Thursday, October 1, 2009

A Gilded Cage


There is much to admire about Roman Polanski the artist.

Brilliant, perceptive, eloquent and courageous. Part of the 60s and 70s cadre of auteurs who's work continues to excite and enthrall. A child of the Holocaust, escapee of communist Poland, bereft husband of the doomed Sharon Tate. He would normally be a sympathetic figure, an inspirational and star-crossed survivor.

But here is an inconvenient truth. In 1978 while he was 44 years old, coming off the masterpiece that was Chinatown, the acclaimed director plied a 13 year old girl with alcohol and drugs. Over her repeated protestations and objections, he then proceeded to have sex with her.

Faced with the prospect of a balky judge who seemed set to renege on a soft plea agreement and instead impose a long term prison sentence, Polanski fled to the safe confines of his native France. There, a limited extradition treaty meant that he could live out his life free of the consequences of his actions in far away California. Until his recent arrest in Switzerland, he may well have done so.

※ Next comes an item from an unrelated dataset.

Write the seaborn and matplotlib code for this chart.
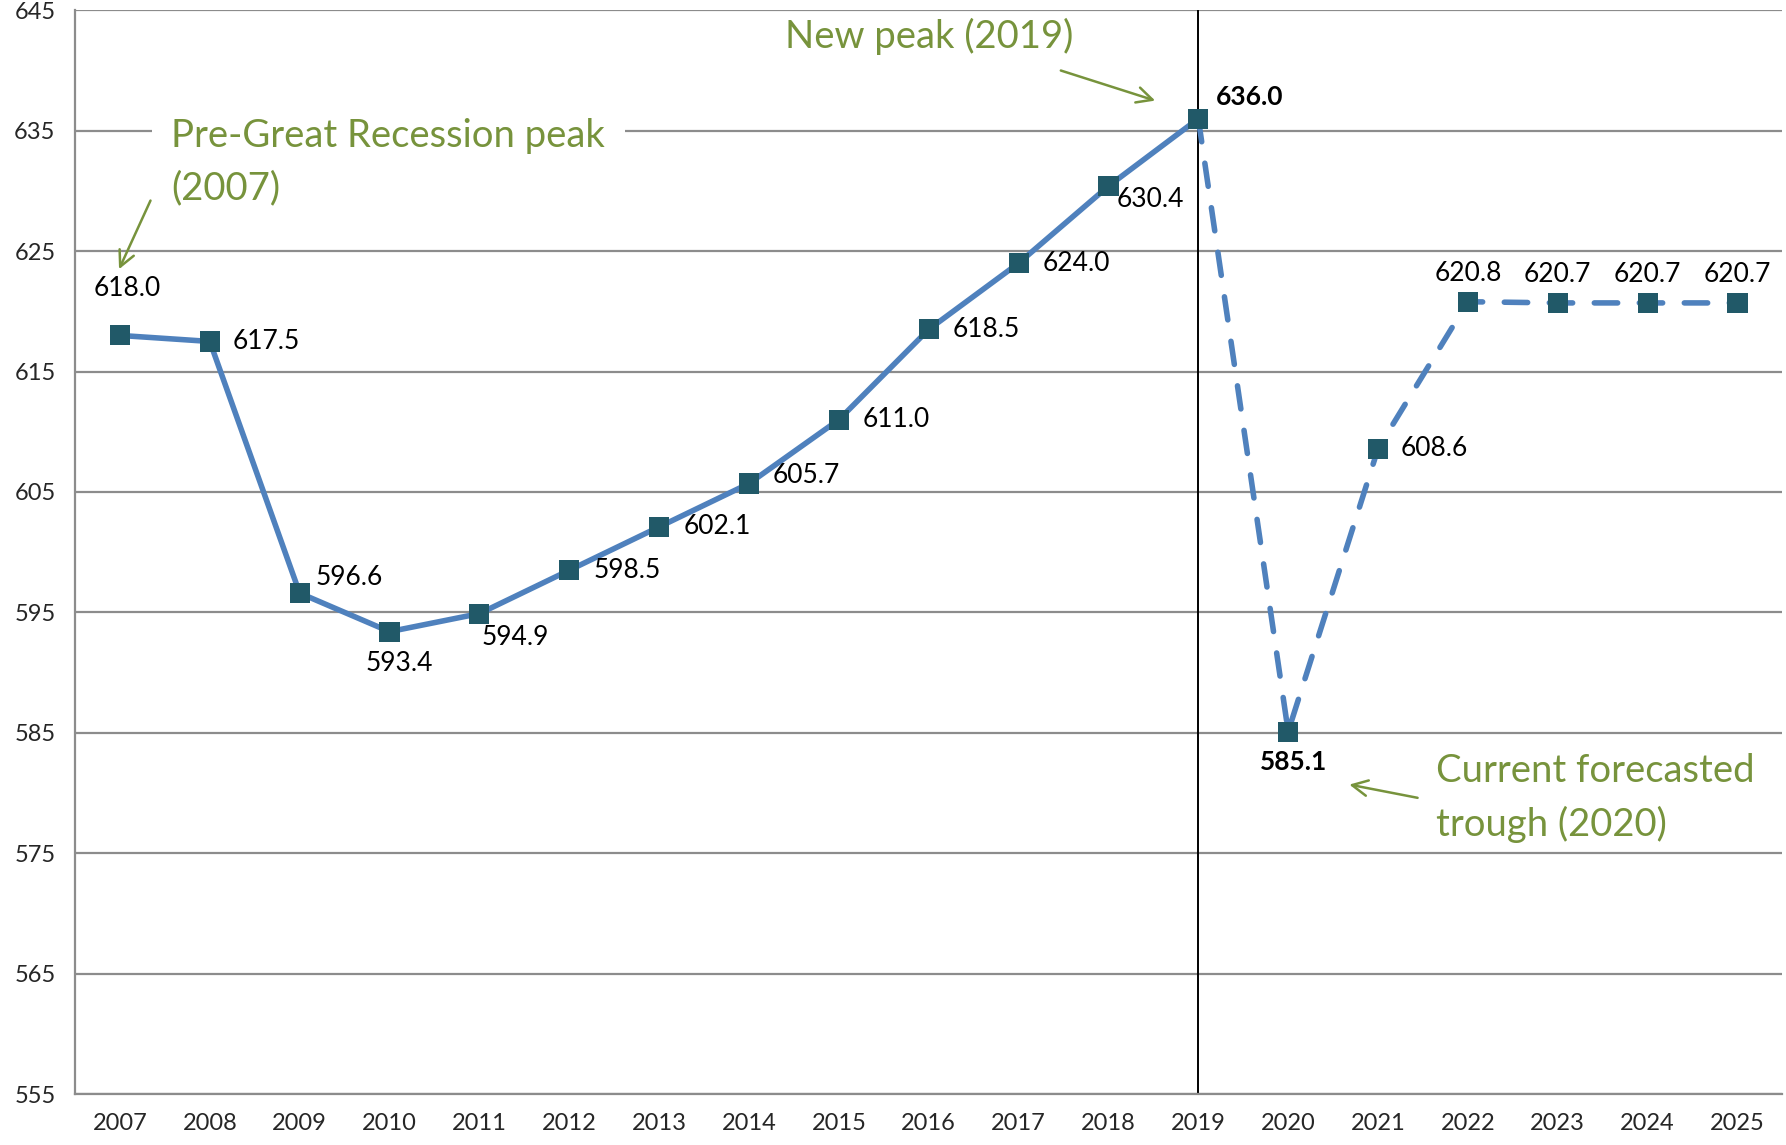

The foibles of the rich and famous are such that they're often just one unfortunate decision or act away from plunging into personal chaos. And when the inevitable occurs, it's almost understandable that those who inhabit the world of the well-off and well-connected look after each other's interests. As their excesses lead to brushes with the law, they close ranks and protect their own. This is particularly true with people blessed with some kind of artistic talent where those who come into contact with greatness are too willing to give reprehensible behavior a pass in light of the body of a person's work.

Polanski's friends and admirers in the business have leapt to his defense, demanding that he be released. The irony of no less than Woody Allen, the subject of his own brush with questionable pubescent coupling, signing a petition to that effect says a lot about the tone deafness of the denizens of the entertainment industry. The director should be spared prosecution because so much time has passed and besides he is, after all, blessed with the kind of gift we all wished we had. Even the victim in the case, then as now, just wants the whole sordid affair to go away.

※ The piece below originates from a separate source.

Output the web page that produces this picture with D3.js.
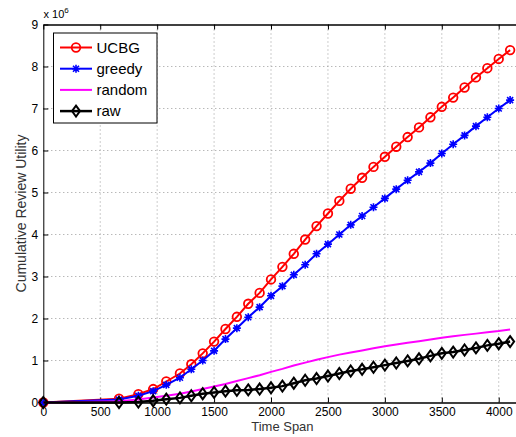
<!DOCTYPE html>
<html>
<head>
<meta charset="utf-8">
<script src="https://cdn.jsdelivr.net/npm/d3@7"></script>
<style>
  body { margin: 0; background: #fff; }
  svg { display: block; font-family: "Liberation Sans", Arial, sans-serif; }
</style>
</head>
<body>
<div id="chart"></div>
<script>
const FRAME_WIDTH = 516;
const FRAME_HEIGHT = 437;
const MARGINS = {left: 43.3, right: -5.5, top: 24.5, bottom: 34.5};

const VIS_WIDTH = FRAME_WIDTH - MARGINS.left - MARGINS.right;
const VIS_HEIGHT = FRAME_HEIGHT - MARGINS.top - MARGINS.bottom;

// time stamps (markers are drawn at each one)
const TIMES = [0, 665, 835, 965, 1080, 1200, 1300, 1400, 1500, 1600, 1700, 1800,
  1900, 2000, 2100, 2200, 2300, 2400, 2500, 2600, 2700, 2800, 2900, 3000,
  3100, 3200, 3300, 3400, 3500, 3600, 3700, 3800, 3900, 4000, 4100];

// values in millions
const UCBG = [0, 0.09, 0.20, 0.32, 0.50, 0.69, 0.91, 1.17, 1.45, 1.75, 2.04, 2.35,
  2.61, 2.93, 3.23, 3.54, 3.88, 4.20, 4.50, 4.80, 5.09, 5.35, 5.61, 5.85,
  6.09, 6.32, 6.55, 6.79, 7.04, 7.26, 7.50, 7.74, 7.96, 8.18, 8.39];
const GREEDY = [0, 0.07, 0.16, 0.27, 0.42, 0.59, 0.79, 1.00, 1.23, 1.51, 1.77, 2.03,
  2.27, 2.54, 2.77, 3.04, 3.28, 3.54, 3.77, 4.00, 4.23, 4.44, 4.65, 4.86,
  5.08, 5.29, 5.49, 5.70, 5.93, 6.15, 6.36, 6.58, 6.79, 7.00, 7.20];
const RANDOM = [0, 0.03, 0.07, 0.12, 0.16, 0.21, 0.26, 0.32, 0.38, 0.44, 0.51, 0.58,
  0.65, 0.73, 0.80, 0.88, 0.95, 1.02, 1.08, 1.14, 1.19, 1.24, 1.29, 1.34,
  1.38, 1.42, 1.46, 1.50, 1.54, 1.58, 1.61, 1.64, 1.67, 1.70, 1.74];
const RAW = [0, 0.00, 0.01, 0.04, 0.08, 0.11, 0.16, 0.21, 0.24, 0.27, 0.29, 0.30,
  0.32, 0.35, 0.39, 0.46, 0.53, 0.57, 0.63, 0.69, 0.75, 0.79, 0.84, 0.89,
  0.94, 0.99, 1.04, 1.11, 1.17, 1.20, 1.25, 1.30, 1.36, 1.40, 1.45];

const X_TICKS = [0, 500, 1000, 1500, 2000, 2500, 3000, 3500, 4000];
const Y_TICKS = [0, 1, 2, 3, 4, 5, 6, 7, 8, 9];

const SERIES_NAMES = ["UCBG", "greedy", "random", "raw"];
const SERIES_VALUES = [UCBG, GREEDY, RANDOM, RAW];
const SERIES_COLORS = ["#ff0000", "#0000ff", "#ff00ff", "#000000"];
const SERIES_MARKERS = ["circle", "star", "none", "diamond"];
const SERIES_WIDTHS = [2, 2, 2, 2.5];

const FRAME = d3.select("#chart")
  .append("svg")
    .attr("width", FRAME_WIDTH)
    .attr("height", FRAME_HEIGHT);

const X_SCALE = d3.scaleLinear()
  .domain([0, 4200])
  .range([MARGINS.left, MARGINS.left + VIS_WIDTH]);

const Y_SCALE = d3.scaleLinear()
  .domain([0, 9])
  .range([MARGINS.top + VIS_HEIGHT, MARGINS.top]);

// dotted grid
FRAME.append("g")
  .selectAll("line")
  .data(X_TICKS.slice(1))
  .enter()
  .append("line")
    .attr("x1", (d) => X_SCALE(d))
    .attr("x2", (d) => X_SCALE(d))
    .attr("y1", Y_SCALE(0))
    .attr("y2", Y_SCALE(9))
    .attr("stroke", "#9a9a9a")
    .attr("stroke-width", 1)
    .attr("stroke-dasharray", "1,3");

FRAME.append("g")
  .selectAll("line")
  .data(Y_TICKS.slice(1, -1))
  .enter()
  .append("line")
    .attr("x1", X_SCALE(0))
    .attr("x2", X_SCALE(4200))
    .attr("y1", (d) => Y_SCALE(d))
    .attr("y2", (d) => Y_SCALE(d))
    .attr("stroke", "#9a9a9a")
    .attr("stroke-width", 1)
    .attr("stroke-dasharray", "1,3");

// axes (ticks pointing inward, like matlab)
const xAxis = FRAME.append("g")
  .attr("transform", "translate(0," + Y_SCALE(0) + ")")
  .call(d3.axisBottom(X_SCALE).tickValues(X_TICKS).tickFormat(d3.format("d"))
    .tickSizeInner(-5).tickSizeOuter(0).tickPadding(5));

const xAxisTop = FRAME.append("g")
  .attr("transform", "translate(0," + Y_SCALE(9) + ")")
  .call(d3.axisTop(X_SCALE).tickValues(X_TICKS).tickSizeInner(-5).tickSizeOuter(0).tickFormat(""));

const yAxis = FRAME.append("g")
  .attr("transform", "translate(" + X_SCALE(0) + ",0)")
  .call(d3.axisLeft(Y_SCALE).tickValues(Y_TICKS).tickSizeInner(-5).tickSizeOuter(0).tickPadding(5));

[xAxis, xAxisTop, yAxis].forEach((g) => {
  g.selectAll("text")
    .attr("font-size", "12px")
    .attr("fill", "#000")
    .attr("font-family", "Liberation Sans, Arial, sans-serif");
  g.selectAll("line").attr("stroke", "#000");
});
xAxis.select(".domain").attr("stroke", "#000").attr("stroke-width", 1.4);
xAxisTop.select(".domain").attr("stroke", "#000").attr("stroke-width", 1.4);
yAxis.select(".domain").attr("stroke", "#000").attr("stroke-width", 1);

// lines
const line = d3.line()
  .x((d) => X_SCALE(d[0]))
  .y((d) => Y_SCALE(d[1]));

function drawMarker(g, type, x, y, color) {
  if (type == "circle") {
    g.append("circle")
      .attr("cx", x).attr("cy", y).attr("r", 4.3)
      .attr("fill", "none").attr("stroke", color).attr("stroke-width", 1.8);
  } else if (type == "star") {
    g.append("path")
      .attr("d", "M" + (x - 4) + "," + y + "h8M" + x + "," + (y - 4) + "v8" +
                 "M" + (x - 3) + "," + (y - 3) + "l6,6M" + (x - 3) + "," + (y + 3) + "l6,-6")
      .attr("stroke", color).attr("stroke-width", 1.6).attr("fill", "none");
  } else if (type == "diamond") {
    g.append("path")
      .attr("d", "M" + x + "," + (y - 5.5) + "L" + (x + 4) + "," + y + "L" + x + "," + (y + 5.5) + "L" + (x - 4) + "," + y + "Z")
      .attr("fill", "none").attr("stroke", color).attr("stroke-width", 2);
  }
}

SERIES_VALUES.forEach((vals, i) => {
  const pts = TIMES.map((t, j) => [t, vals[j]]);
  const g = FRAME.append("g");
  g.append("path")
    .datum(pts)
    .attr("d", line)
    .attr("fill", "none")
    .attr("stroke", SERIES_COLORS[i])
    .attr("stroke-width", SERIES_WIDTHS[i]);
  pts.forEach((p) => drawMarker(g, SERIES_MARKERS[i], X_SCALE(p[0]), Y_SCALE(p[1]), SERIES_COLORS[i]));
});

// exponent label
const expText = FRAME.append("text")
  .attr("x", 43.5)
  .attr("y", 18)
  .attr("font-size", "11px")
  .attr("fill", "#000");
expText.append("tspan").text("x 10");
expText.append("tspan").attr("dy", -5).attr("font-size", "8px").text("6");

// axis labels
FRAME.append("text")
  .attr("x", (MARGINS.left + MARGINS.left + VIS_WIDTH) / 2)
  .attr("y", 431)
  .attr("text-anchor", "middle")
  .attr("font-size", "13px")
  .attr("fill", "#333")
  .text("Time Span");

FRAME.append("text")
  .attr("transform", "translate(26," + (MARGINS.top + VIS_HEIGHT / 2) + ") rotate(-90)")
  .attr("text-anchor", "middle")
  .attr("font-size", "14px")
  .attr("fill", "#333")
  .text("Cumulative Review Utility");

// legend
const LEGEND = FRAME.append("g");
LEGEND.append("rect")
  .attr("x", 53.5).attr("y", 33)
  .attr("width", 103.5).attr("height", 90)
  .attr("fill", "#fff")
  .attr("stroke", "#000")
  .attr("stroke-width", 1);

SERIES_NAMES.forEach((name, i) => {
  const y = 47.5 + i * 21.2;
  LEGEND.append("line")
    .attr("x1", 60).attr("x2", 92)
    .attr("y1", y).attr("y2", y)
    .attr("stroke", SERIES_COLORS[i])
    .attr("stroke-width", SERIES_WIDTHS[i]);
  drawMarker(LEGEND, SERIES_MARKERS[i], 76, y, SERIES_COLORS[i]);
  LEGEND.append("text")
    .attr("x", 96.5).attr("y", y + 5)
    .attr("font-size", "15px")
    .attr("fill", "#000")
    .text(name);
});
</script>
</body>
</html>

While the prosecutors in Los Angeles seem determined to make an example of the fugitive, the burning question as to the long term efficacy of delayed justice is one that must be asked. The open and shut case of 30 years ago has further devolved into a battle between those who think that nobody is above the law and those who think that no purpose is served by dredging up decades-old wrongs.

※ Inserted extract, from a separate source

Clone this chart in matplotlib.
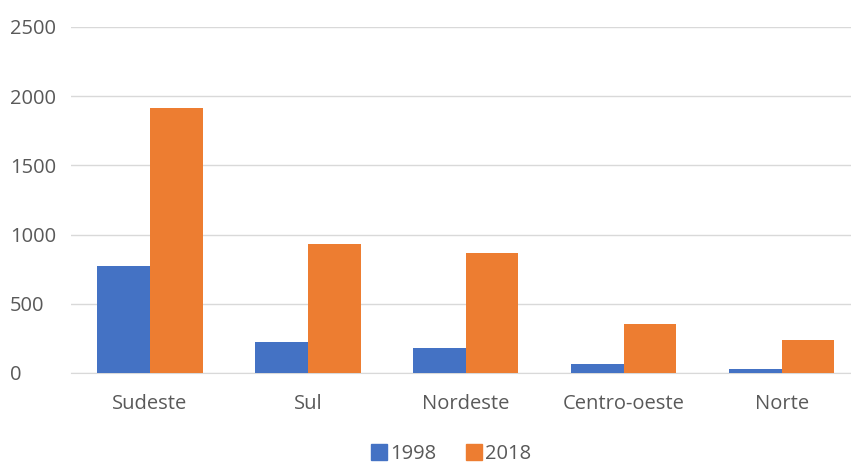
import numpy as np
import matplotlib
matplotlib.use("Agg")
import matplotlib.pyplot as plt
from matplotlib.patches import Patch

plt.rcParams['font.family'] = ['Open Sans', 'DejaVu Sans']

# Regional totals for the two survey years
regioes = ["Sudeste", "Sul", "Nordeste", "Centro-oeste", "Norte"]
anos = ["1998", "2018"]
valores_1998 = [770, 220, 178, 65, 27]
valores_2018 = [1912, 930, 865, 352, 238]

cor_1998 = "#4472C4"
cor_2018 = "#ED7D31"
cor_texto = "#595959"

fig = plt.figure(figsize=(8.51, 4.65), dpi=100)
ax = fig.add_axes([0.0834, 0.198, 0.928, 0.744])

x = np.arange(len(regioes))
w = 1 / 3
ax.bar(x - w / 2, valores_1998, width=w, color=cor_1998, zorder=3)
ax.bar(x + w / 2, valores_2018, width=w, color=cor_2018, zorder=3)

ax.set_xlim(-0.5, len(regioes) - 0.5)
ax.set_ylim(0, 2500)
ax.set_yticks(range(0, 2501, 500))
ax.yaxis.grid(True, color="#D9D9D9", linewidth=1, zorder=0)
ax.set_axisbelow(True)

for s in ["top", "right", "left"]:
    ax.spines[s].set_visible(False)
ax.spines["bottom"].set_color("#D9D9D9")

ax.set_xticks(x)
ax.set_xticklabels(regioes, fontsize=14.5, color=cor_texto)
ax.tick_params(axis="x", length=0, pad=15)
ax.tick_params(axis="y", length=0, labelsize=14.5, labelcolor=cor_texto, pad=44)
for lbl in ax.get_yticklabels():
    lbl.set_horizontalalignment("left")

handles = [Patch(color=cor_1998), Patch(color=cor_2018)]
fig.legend(handles, anos, loc="center", bbox_to_anchor=(0.53, 0.024),
           ncol=2, frameon=False, fontsize=14.5, labelcolor=cor_texto,
           handlelength=0.8, handleheight=0.8, handletextpad=0.15, columnspacing=1.5,
           borderpad=0.1)

fig.savefig("out.png", dpi=100, facecolor="white")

There is an argument to be made that we are all imperfect and don't fulfill the lofty ideas we hold, or in Polanski's case, the transcendent art we produce. History is, after all, replete with examples of colossal men with feet of clay. The acknowledgement that someone can be flawed in one way yet inspirational in another represents a mature and sophisticated understanding of human nature. That a middle aged man forced himself on a girl barely in her teens challenges our notion of just how much deviation from the tortured artist script we're willing to accept.

Whatever his achievements, Roman Polanski is a rapist. Given the circumstances of the crime, living a life of swanky comfort, personal fulfillment and adulatory bliss hardly seems like justice.